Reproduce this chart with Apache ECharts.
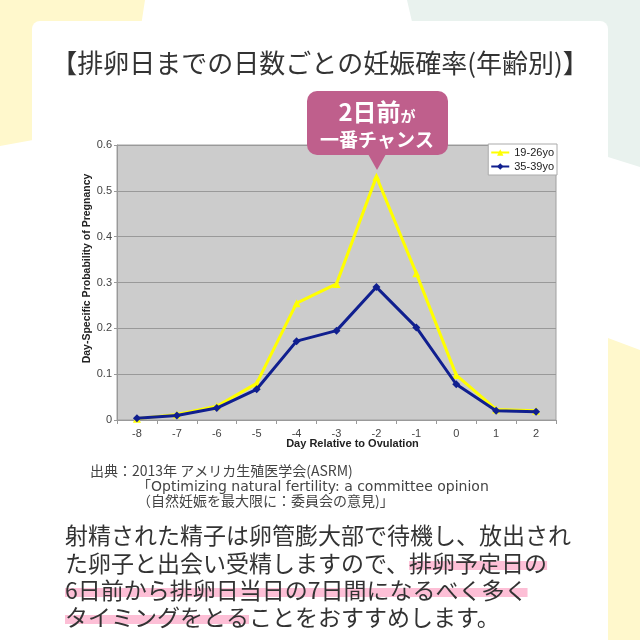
<!DOCTYPE html>
<html>
<head>
<meta charset="utf-8">
<script src="https://cdn.jsdelivr.net/npm/echarts@6/dist/echarts.min.js"></script>
<style>
	html, body { margin: 0; padding: 0; background: #fff; }
	#mychart { width: 640px; height: 640px; }
</style>
</head>
<body>
<div id="mychart"></div>
<script>
// values
var days = ['-8', '-7', '-6', '-5', '-4', '-3', '-2', '-1', '0', '1', '2'];
var rateYoung = [0.003, 0.012, 0.03, 0.08, 0.255, 0.297, 0.531, 0.32, 0.098, 0.023, 0.02];
var rateOlder = [0.004, 0.01, 0.026, 0.067, 0.172, 0.195, 0.29, 0.202, 0.078, 0.02, 0.018];
var seriesNames = ['19-26yo', '35-39yo'];
var yMax = 0.6;
var yStep = 0.1;

var titleText = '【排卵日までの日数ごとの妊娠確率(年齢別)】';
var calloutLines = ['2日前', 'が', '一番チャンス'];
var sourceLines = [
	'出典：2013年 アメリカ生殖医学会(ASRM)',
	'「Optimizing natural fertility: a committee opinion',
	'（自然妊娠を最大限に：委員会の意見)」'
];
var bodyLines = [
	'射精された精子は卵管膨大部で待機し、放出され',
	'た卵子と出会い受精しますので、排卵予定日の',
	'6日前から排卵日当日の7日間になるべく多く',
	'タイミングをとることをおすすめします。'
];
// highlighted part of each body line: [from, to] char index, null = none
var bodyMarks = [null, [15, 21], [0, 21], [0, 8]];

var jpFont = '"Noto Sans CJK JP", sans-serif';
var enFont = '"Liberation Sans", Arial, sans-serif';
var srcLatinFont = '"DejaVu Sans", "Noto Sans CJK JP", sans-serif';

var page = {
	initial : function initial() {
		this.drawChart();
	},

	textWidth : function textWidth(str, size) {
		var ctx = document.createElement('canvas').getContext('2d');
		ctx.font = size + 'px ' + jpFont;
		return ctx.measureText(str).width;
	},

	buildDecor : function buildDecor() {
		var g = [];
		// background shapes, kept under the chart
		g.push({ type : 'polygon', z : -20, shape : { points : [[0, 0], [145, 0], [125, 130], [33, 140], [0, 146]] }, style : { fill : '#fff8cc' } });
		g.push({ type : 'polygon', z : -20, shape : { points : [[407, 0], [640, 0], [640, 167], [608, 157], [430, 100]] }, style : { fill : '#e9f2ee' } });
		g.push({ type : 'polygon', z : -20, shape : { points : [[560, 320], [640, 350], [640, 640], [560, 640]] }, style : { fill : '#fff8cc' } });
		g.push({ type : 'rect', z : -19, shape : { x : 32, y : 21, width : 576, height : 700, r : 8 }, style : { fill : '#fff' } });

		// title
		g.push({ type : 'text', z : 5, x : 320, y : 63, style : {
			text : titleText, fill : '#333', fontSize : 26, fontFamily : jpFont,
			align : 'center', verticalAlign : 'middle'
		}});

		// callout
		g.push({ type : 'rect', z : 5, shape : { x : 307, y : 91, width : 141, height : 64, r : 10 }, style : { fill : '#bf5f8c' } });
		g.push({ type : 'polygon', z : 5, shape : { points : [[368, 154], [386, 154], [377, 170]] }, style : { fill : '#bf5f8c' } });
		g.push({ type : 'text', z : 6, x : 377, y : 112, style : {
			text : '{a|' + calloutLines[0] + '}{b|' + calloutLines[1] + '}',
			align : 'center', verticalAlign : 'middle',
			rich : {
				a : { fill : '#fff', fontSize : 24, fontWeight : 'bold', fontFamily : jpFont, verticalAlign : 'bottom' },
				b : { fill : '#fff', fontSize : 15, fontWeight : 'bold', fontFamily : jpFont, verticalAlign : 'bottom' }
			}
		}});
		g.push({ type : 'text', z : 6, x : 377, y : 140, style : {
			text : calloutLines[2], fill : '#fff', fontSize : 19, fontWeight : 'bold', fontFamily : jpFont,
			align : 'center', verticalAlign : 'middle'
		}});

		// source
		var srcX = [90, 137, 137];
		var srcY = [471, 487, 501];
		var srcFont = [jpFont, srcLatinFont, jpFont];
		var srcSize = [14, 14, 14];
		for (var i = 0; i < sourceLines.length; i++) {
			g.push({ type : 'text', z : 5, x : srcX[i], y : srcY[i], style : {
				text : sourceLines[i], fill : '#444', fontSize : srcSize[i], fontFamily : srcFont[i],
				align : 'left', verticalAlign : 'middle'
			}});
		}

		// body text with marker highlight
		var bodyY = [535, 563, 590, 617];
		var bodySize = 23;
		for (var j = 0; j < bodyLines.length; j++) {
			var mark = bodyMarks[j];
			if (mark) {
				var x0 = 65 + page.textWidth(bodyLines[j].substring(0, mark[0]), bodySize);
				var w = page.textWidth(bodyLines[j].substring(mark[0], mark[1]), bodySize);
				g.push({ type : 'rect', z : 4, shape : { x : x0, y : bodyY[j] - 2, width : w, height : 9 }, style : { fill : '#fdbfd6' } });
			}
			g.push({ type : 'text', z : 5, x : 65, y : bodyY[j], style : {
				text : bodyLines[j], fill : '#333', fontSize : bodySize, fontFamily : jpFont,
				align : 'left', verticalAlign : 'middle'
			}});
		}
		return g;
	},

	drawChart : function drawChart() {
		var option = {
			animation : false,
			graphic : { elements : page.buildDecor() },
			grid : {
				left : 117, right : 84, top : 145, bottom : 220,
				show : true, backgroundColor : '#cccccc', borderColor : '#a0a0a0', borderWidth : 1,
				z : 0
			},
			legend : {
				data : seriesNames,
				orient : 'vertical',
				right : 83, top : 144,
				backgroundColor : '#fff', borderColor : '#aaa', borderWidth : 1,
				padding : [3, 3, 3, 2], itemGap : 3,
				itemWidth : 18, itemHeight : 8,
				textStyle : { fontSize : 11, color : '#222', fontFamily : enFont },
				z : 10
			},
			xAxis : {
				type : 'category',
				data : days,
				boundaryGap : true,
				z : 1,
				name : 'Day Relative to Ovulation',
				nameLocation : 'middle',
				nameGap : 18,
				nameMoveOverlap : false,
				nameTextStyle : { fontWeight : 'bold', fontSize : 11, color : '#222', fontFamily : enFont, padding : [0, 0, 0, 32] },
				axisLine : { lineStyle : { color : '#999' } },
				axisTick : { show : true, length : 4, lineStyle : { color : '#999' } },
				axisLabel : { color : '#444', fontSize : 11, margin : 8, fontFamily : enFont }
			},
			yAxis : {
				type : 'value',
				min : 0, max : yMax, interval : yStep,
				z : 1,
				name : 'Day-Specific Probability of Pregnancy',
				nameLocation : 'middle',
				nameRotate : 90,
				nameGap : 24,
				nameMoveOverlap : false,
				nameTextStyle : { fontWeight : 'bold', fontSize : 10.5, color : '#222', fontFamily : enFont, padding : [0, 0, 0, 28] },
				axisLine : { show : true, lineStyle : { color : '#999' } },
				axisTick : { show : true, length : 3, lineStyle : { color : '#999' } },
				axisLabel : {
					color : '#444', fontSize : 11, margin : 5, fontFamily : enFont,
					formatter : function(v) { return v === 0 ? '0' : v.toFixed(1); }
				},
				splitLine : { lineStyle : { color : '#999' } }
			},
			series : [
				{
					name : seriesNames[0],
					type : 'line',
					data : rateYoung,
					symbol : 'triangle', symbolSize : 8,
					lineStyle : { color : '#ffff00', width : 3 },
					itemStyle : { color : '#ffff00' },
					z : 3
				},
				{
					name : seriesNames[1],
					type : 'line',
					data : rateOlder,
					symbol : 'diamond', symbolSize : 8,
					lineStyle : { color : '#101f8f', width : 3 },
					itemStyle : { color : '#101f8f' },
					z : 4
				}
			]
		};
		var myChart = echarts.init(document.getElementById('mychart'));
		myChart.setOption(option);
	}
};

page.initial();
</script>
</body>
</html>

**Instruction**. Take the lines from the start of the material to the line with "var bodyMarks = [null, [15, 21], [0, 21], [0, 8]];", both included, and transcribe them exactly without the pictures.

**In response**.
Reproduce this chart with Apache ECharts.
<!DOCTYPE html>
<html>
<head>
<meta charset="utf-8">
<script src="https://cdn.jsdelivr.net/npm/echarts@6/dist/echarts.min.js"></script>
<style>
	html, body { margin: 0; padding: 0; background: #fff; }
	#mychart { width: 640px; height: 640px; }
</style>
</head>
<body>
<div id="mychart"></div>
<script>
// values
var days = ['-8', '-7', '-6', '-5', '-4', '-3', '-2', '-1', '0', '1', '2'];
var rateYoung = [0.003, 0.012, 0.03, 0.08, 0.255, 0.297, 0.531, 0.32, 0.098, 0.023, 0.02];
var rateOlder = [0.004, 0.01, 0.026, 0.067, 0.172, 0.195, 0.29, 0.202, 0.078, 0.02, 0.018];
var seriesNames = ['19-26yo', '35-39yo'];
var yMax = 0.6;
var yStep = 0.1;

var titleText = '【排卵日までの日数ごとの妊娠確率(年齢別)】';
var calloutLines = ['2日前', 'が', '一番チャンス'];
var sourceLines = [
	'出典：2013年 アメリカ生殖医学会(ASRM)',
	'「Optimizing natural fertility: a committee opinion',
	'（自然妊娠を最大限に：委員会の意見)」'
];
var bodyLines = [
	'射精された精子は卵管膨大部で待機し、放出され',
	'た卵子と出会い受精しますので、排卵予定日の',
	'6日前から排卵日当日の7日間になるべく多く',
	'タイミングをとることをおすすめします。'
];
// highlighted part of each body line: [from, to] char index, null = none
var bodyMarks = [null, [15, 21], [0, 21], [0, 8]];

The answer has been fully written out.